◆ **TASK PROMPT**
Begin with the line holding "Convert this chart to Plotly.js code.", end with the line holding "const seriesNames = ['deney", and repeat every line in between exactly, without pictures.

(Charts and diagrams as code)
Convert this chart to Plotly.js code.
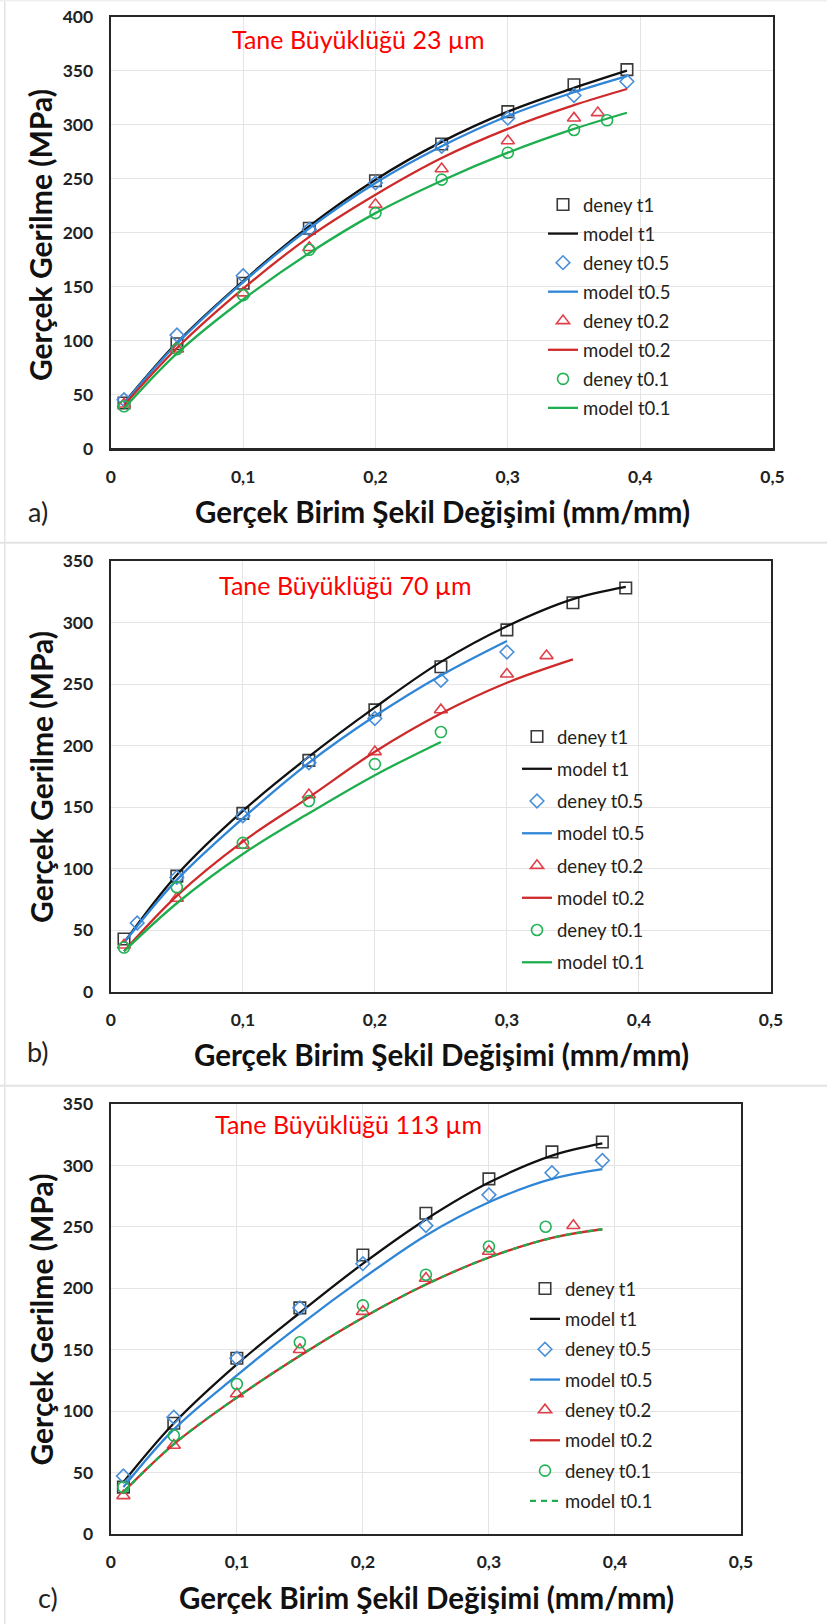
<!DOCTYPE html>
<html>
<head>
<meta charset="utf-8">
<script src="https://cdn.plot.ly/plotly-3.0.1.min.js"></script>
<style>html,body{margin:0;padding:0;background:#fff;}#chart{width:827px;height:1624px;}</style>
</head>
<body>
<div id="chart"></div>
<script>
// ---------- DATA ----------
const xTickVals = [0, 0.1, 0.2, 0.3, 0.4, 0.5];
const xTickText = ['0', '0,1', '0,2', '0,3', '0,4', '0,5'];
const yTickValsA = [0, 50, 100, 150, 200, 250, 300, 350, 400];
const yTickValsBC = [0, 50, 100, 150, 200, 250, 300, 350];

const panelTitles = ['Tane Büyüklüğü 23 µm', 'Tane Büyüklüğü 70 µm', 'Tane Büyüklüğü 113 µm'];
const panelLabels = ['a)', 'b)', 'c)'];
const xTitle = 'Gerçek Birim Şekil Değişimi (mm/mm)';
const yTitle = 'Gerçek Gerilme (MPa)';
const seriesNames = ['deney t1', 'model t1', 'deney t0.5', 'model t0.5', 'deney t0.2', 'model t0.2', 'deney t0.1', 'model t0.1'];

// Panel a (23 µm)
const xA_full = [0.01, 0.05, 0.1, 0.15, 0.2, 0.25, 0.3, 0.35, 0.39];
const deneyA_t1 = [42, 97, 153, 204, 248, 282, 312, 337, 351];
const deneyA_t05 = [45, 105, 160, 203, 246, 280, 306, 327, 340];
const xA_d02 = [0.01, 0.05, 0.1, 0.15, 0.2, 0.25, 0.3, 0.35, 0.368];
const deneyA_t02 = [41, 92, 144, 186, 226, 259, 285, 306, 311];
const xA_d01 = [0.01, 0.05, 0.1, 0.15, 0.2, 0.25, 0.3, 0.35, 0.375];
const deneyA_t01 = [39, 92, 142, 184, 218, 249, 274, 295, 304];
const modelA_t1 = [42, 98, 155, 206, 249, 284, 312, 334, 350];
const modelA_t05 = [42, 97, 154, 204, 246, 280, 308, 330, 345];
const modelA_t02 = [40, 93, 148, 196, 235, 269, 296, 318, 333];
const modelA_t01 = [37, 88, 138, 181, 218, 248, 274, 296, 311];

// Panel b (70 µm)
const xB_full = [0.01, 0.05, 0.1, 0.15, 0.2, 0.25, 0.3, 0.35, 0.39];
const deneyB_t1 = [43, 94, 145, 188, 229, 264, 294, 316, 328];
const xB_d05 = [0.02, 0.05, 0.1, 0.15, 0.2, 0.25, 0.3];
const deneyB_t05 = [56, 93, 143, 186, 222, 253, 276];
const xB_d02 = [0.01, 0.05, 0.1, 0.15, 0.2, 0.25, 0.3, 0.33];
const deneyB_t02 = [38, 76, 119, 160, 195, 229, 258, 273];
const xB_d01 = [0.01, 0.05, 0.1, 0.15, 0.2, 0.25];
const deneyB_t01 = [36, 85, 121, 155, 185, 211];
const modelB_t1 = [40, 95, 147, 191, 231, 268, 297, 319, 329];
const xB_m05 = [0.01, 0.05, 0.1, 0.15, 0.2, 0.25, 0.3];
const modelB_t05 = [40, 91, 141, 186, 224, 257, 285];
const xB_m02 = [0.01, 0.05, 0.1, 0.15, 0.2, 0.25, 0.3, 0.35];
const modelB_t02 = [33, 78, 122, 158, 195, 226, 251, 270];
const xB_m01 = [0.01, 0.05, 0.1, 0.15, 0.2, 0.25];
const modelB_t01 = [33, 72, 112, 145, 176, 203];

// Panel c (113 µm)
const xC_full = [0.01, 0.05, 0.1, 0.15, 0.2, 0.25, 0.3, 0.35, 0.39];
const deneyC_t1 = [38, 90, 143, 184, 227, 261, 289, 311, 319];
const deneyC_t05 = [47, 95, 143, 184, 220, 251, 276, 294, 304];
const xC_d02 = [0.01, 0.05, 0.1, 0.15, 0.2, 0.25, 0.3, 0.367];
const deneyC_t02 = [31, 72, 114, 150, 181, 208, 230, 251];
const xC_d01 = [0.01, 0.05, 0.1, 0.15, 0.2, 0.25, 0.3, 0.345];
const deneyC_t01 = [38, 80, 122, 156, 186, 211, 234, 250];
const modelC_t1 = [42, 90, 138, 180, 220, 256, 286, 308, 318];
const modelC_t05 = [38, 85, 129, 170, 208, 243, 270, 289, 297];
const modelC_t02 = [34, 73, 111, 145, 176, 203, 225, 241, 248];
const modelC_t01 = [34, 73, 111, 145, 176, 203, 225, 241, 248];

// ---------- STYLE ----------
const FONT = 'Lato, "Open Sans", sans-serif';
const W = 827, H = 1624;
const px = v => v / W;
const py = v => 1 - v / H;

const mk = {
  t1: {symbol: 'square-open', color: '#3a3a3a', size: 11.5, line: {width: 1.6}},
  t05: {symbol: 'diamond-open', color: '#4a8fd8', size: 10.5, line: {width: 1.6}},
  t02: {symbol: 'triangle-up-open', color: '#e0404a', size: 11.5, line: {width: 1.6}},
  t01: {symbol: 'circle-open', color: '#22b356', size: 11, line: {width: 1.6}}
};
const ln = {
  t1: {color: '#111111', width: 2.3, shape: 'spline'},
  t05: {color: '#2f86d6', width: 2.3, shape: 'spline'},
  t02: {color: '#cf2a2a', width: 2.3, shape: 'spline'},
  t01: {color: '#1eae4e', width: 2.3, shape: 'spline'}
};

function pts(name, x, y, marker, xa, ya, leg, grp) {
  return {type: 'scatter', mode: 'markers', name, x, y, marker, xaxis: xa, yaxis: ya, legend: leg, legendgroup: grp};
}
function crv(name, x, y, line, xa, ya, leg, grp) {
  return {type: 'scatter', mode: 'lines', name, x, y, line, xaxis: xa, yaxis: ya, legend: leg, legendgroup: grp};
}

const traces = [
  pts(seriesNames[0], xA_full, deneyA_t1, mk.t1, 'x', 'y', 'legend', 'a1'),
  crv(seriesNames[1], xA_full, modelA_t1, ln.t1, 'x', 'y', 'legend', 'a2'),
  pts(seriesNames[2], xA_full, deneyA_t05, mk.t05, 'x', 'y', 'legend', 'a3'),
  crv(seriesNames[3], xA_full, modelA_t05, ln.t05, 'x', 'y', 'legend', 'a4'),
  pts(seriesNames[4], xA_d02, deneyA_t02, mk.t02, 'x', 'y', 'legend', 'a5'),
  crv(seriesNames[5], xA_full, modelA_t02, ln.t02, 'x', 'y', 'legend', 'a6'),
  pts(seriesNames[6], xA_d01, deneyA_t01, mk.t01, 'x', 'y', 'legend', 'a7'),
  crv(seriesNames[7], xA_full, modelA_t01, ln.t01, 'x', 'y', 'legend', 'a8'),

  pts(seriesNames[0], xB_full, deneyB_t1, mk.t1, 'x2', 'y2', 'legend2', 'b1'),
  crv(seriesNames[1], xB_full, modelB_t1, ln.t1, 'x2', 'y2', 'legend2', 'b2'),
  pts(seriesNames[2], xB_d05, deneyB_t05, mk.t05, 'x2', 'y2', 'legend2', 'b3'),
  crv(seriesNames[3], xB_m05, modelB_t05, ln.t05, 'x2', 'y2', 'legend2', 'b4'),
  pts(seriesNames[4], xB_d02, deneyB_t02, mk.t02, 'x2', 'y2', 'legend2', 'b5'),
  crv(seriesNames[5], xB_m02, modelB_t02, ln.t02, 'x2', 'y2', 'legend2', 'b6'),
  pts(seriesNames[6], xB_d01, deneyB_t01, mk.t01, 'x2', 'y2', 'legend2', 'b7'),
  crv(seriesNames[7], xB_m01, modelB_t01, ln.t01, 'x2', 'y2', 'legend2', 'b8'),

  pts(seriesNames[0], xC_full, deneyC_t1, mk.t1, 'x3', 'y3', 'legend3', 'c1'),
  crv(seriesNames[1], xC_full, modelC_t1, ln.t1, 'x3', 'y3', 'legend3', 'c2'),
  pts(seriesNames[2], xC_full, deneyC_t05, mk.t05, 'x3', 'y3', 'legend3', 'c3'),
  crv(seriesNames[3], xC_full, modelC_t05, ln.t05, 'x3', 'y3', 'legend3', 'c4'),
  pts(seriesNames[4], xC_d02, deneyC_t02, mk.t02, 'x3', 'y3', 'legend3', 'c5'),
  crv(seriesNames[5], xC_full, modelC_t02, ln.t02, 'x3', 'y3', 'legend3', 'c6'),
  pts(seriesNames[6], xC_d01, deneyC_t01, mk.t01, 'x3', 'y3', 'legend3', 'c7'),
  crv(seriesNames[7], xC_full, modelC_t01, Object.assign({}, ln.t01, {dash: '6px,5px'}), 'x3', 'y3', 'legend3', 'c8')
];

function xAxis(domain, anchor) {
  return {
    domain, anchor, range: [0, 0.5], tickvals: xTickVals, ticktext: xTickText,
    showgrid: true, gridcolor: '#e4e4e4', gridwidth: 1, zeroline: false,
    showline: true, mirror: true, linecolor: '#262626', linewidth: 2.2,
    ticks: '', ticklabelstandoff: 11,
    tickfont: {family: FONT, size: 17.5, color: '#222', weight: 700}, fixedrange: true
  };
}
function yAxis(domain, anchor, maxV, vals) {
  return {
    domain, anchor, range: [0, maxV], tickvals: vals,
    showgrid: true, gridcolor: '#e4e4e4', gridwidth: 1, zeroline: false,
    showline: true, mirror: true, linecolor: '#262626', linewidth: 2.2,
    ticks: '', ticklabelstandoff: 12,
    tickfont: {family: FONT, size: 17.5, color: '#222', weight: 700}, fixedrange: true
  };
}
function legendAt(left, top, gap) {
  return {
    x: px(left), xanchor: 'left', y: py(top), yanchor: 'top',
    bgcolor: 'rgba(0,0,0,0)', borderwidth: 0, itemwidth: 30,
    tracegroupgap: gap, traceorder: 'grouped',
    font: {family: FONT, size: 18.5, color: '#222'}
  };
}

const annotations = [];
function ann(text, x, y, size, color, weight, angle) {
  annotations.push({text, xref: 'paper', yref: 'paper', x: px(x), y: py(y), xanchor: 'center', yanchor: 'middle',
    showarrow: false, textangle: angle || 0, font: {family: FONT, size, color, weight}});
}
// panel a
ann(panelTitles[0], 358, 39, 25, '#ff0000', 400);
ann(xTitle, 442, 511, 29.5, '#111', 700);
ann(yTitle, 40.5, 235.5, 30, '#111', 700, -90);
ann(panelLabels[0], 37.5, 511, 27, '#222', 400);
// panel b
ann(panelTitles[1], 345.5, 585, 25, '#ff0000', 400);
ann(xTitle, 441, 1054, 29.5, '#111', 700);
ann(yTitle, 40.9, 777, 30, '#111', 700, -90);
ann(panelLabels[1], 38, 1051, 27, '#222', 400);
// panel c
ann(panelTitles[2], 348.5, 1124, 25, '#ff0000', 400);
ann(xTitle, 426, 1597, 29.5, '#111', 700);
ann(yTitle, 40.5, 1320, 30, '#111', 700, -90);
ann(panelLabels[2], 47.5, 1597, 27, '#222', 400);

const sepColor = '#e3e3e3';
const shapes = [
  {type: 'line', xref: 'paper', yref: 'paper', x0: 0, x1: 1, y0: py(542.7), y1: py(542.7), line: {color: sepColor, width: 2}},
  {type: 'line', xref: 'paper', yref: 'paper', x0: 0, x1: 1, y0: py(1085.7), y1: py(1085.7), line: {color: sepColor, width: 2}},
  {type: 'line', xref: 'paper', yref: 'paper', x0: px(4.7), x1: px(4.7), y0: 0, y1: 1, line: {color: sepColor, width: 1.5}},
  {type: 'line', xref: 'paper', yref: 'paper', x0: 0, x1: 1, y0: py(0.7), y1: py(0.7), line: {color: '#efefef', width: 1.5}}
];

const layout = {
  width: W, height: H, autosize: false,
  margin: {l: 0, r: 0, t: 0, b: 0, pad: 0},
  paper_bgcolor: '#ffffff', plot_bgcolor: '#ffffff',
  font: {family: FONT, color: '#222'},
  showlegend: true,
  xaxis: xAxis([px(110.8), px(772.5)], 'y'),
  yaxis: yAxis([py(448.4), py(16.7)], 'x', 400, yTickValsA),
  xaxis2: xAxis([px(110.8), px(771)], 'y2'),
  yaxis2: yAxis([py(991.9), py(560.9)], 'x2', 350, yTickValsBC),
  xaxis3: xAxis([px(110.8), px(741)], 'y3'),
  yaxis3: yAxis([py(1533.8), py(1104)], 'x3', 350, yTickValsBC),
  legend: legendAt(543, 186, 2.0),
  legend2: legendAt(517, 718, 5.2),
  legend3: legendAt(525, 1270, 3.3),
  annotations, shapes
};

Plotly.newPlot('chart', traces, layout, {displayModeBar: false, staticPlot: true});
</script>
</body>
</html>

--

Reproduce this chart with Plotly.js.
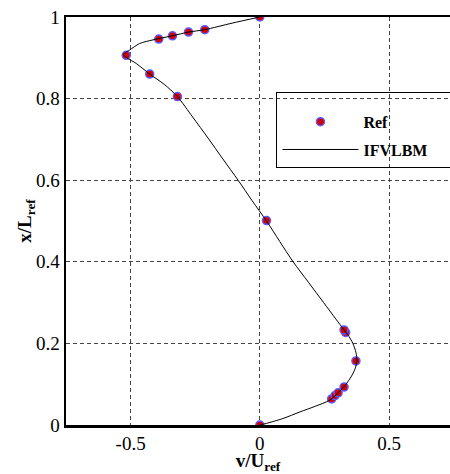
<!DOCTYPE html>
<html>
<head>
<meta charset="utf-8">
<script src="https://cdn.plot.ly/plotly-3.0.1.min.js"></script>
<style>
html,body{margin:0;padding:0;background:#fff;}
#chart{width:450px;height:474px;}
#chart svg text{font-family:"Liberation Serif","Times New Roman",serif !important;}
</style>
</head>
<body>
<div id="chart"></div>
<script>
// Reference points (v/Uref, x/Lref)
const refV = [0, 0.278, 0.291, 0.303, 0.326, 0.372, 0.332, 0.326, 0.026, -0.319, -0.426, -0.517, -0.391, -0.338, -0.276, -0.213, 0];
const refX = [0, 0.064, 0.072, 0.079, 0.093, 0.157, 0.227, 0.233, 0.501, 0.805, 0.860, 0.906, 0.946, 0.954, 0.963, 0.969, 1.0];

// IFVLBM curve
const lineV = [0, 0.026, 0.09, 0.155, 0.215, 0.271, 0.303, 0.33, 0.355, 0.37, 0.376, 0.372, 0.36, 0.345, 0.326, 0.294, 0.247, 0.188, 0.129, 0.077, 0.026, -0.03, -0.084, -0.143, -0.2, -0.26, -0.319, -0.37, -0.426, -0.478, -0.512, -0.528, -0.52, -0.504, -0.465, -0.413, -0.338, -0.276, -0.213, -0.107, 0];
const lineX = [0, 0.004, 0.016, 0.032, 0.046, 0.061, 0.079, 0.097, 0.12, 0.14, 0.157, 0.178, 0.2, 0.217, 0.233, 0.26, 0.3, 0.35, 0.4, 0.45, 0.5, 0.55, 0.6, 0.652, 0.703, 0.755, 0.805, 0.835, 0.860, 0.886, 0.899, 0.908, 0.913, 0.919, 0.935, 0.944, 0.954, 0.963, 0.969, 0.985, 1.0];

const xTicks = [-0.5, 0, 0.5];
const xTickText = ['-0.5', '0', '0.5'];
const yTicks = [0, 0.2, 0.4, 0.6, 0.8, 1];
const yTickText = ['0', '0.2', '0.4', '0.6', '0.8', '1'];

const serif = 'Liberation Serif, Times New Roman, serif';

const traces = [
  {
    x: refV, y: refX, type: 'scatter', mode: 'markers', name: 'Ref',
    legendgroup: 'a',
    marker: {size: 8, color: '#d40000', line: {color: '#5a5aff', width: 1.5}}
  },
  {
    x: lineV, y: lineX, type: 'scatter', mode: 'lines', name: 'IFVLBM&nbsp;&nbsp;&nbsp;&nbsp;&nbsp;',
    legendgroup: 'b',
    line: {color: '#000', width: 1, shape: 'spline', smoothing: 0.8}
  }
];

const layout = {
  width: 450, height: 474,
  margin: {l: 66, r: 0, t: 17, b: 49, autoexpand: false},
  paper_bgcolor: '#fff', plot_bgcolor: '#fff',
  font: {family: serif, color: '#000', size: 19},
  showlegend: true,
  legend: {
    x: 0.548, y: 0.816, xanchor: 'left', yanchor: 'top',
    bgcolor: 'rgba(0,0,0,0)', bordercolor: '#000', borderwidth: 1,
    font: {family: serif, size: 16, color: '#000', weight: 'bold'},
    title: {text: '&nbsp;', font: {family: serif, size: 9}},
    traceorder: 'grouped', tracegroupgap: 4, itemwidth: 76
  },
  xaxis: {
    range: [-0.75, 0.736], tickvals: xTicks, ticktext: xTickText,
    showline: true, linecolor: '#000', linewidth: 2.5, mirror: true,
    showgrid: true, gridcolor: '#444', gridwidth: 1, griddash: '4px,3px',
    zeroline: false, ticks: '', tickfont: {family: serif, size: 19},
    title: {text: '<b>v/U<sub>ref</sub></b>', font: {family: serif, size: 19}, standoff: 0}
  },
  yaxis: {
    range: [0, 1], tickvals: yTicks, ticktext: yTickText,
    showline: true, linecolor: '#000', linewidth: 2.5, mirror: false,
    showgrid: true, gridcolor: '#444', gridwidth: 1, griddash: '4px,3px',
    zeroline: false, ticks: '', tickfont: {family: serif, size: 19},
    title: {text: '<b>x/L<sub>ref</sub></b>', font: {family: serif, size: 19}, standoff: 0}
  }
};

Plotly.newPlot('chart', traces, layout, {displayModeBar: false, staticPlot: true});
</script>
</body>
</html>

◆ **RESULT FOR THIS TASK**
Convert this chart to Plotly.js code.
<!DOCTYPE html>
<html>
<head>
<meta charset="utf-8">
<script src="https://cdn.plot.ly/plotly-3.0.1.min.js"></script>
<style>html,body{margin:0;padding:0;background:#fff;}#chart{width:827px;height:1624px;}</style>
</head>
<body>
<div id="chart"></div>
<script>
// ---------- DATA ----------
const xTickVals = [0, 0.1, 0.2, 0.3, 0.4, 0.5];
const xTickText = ['0', '0,1', '0,2', '0,3', '0,4', '0,5'];
const yTickValsA = [0, 50, 100, 150, 200, 250, 300, 350, 400];
const yTickValsBC = [0, 50, 100, 150, 200, 250, 300, 350];

const panelTitles = ['Tane Büyüklüğü 23 µm', 'Tane Büyüklüğü 70 µm', 'Tane Büyüklüğü 113 µm'];
const panelLabels = ['a)', 'b)', 'c)'];
const xTitle = 'Gerçek Birim Şekil Değişimi (mm/mm)';
const yTitle = 'Gerçek Gerilme (MPa)';
const seriesNames = ['deney t1', 'model t1', 'deney t0.5', 'model t0.5', 'deney t0.2', 'model t0.2', 'deney t0.1', 'model t0.1'];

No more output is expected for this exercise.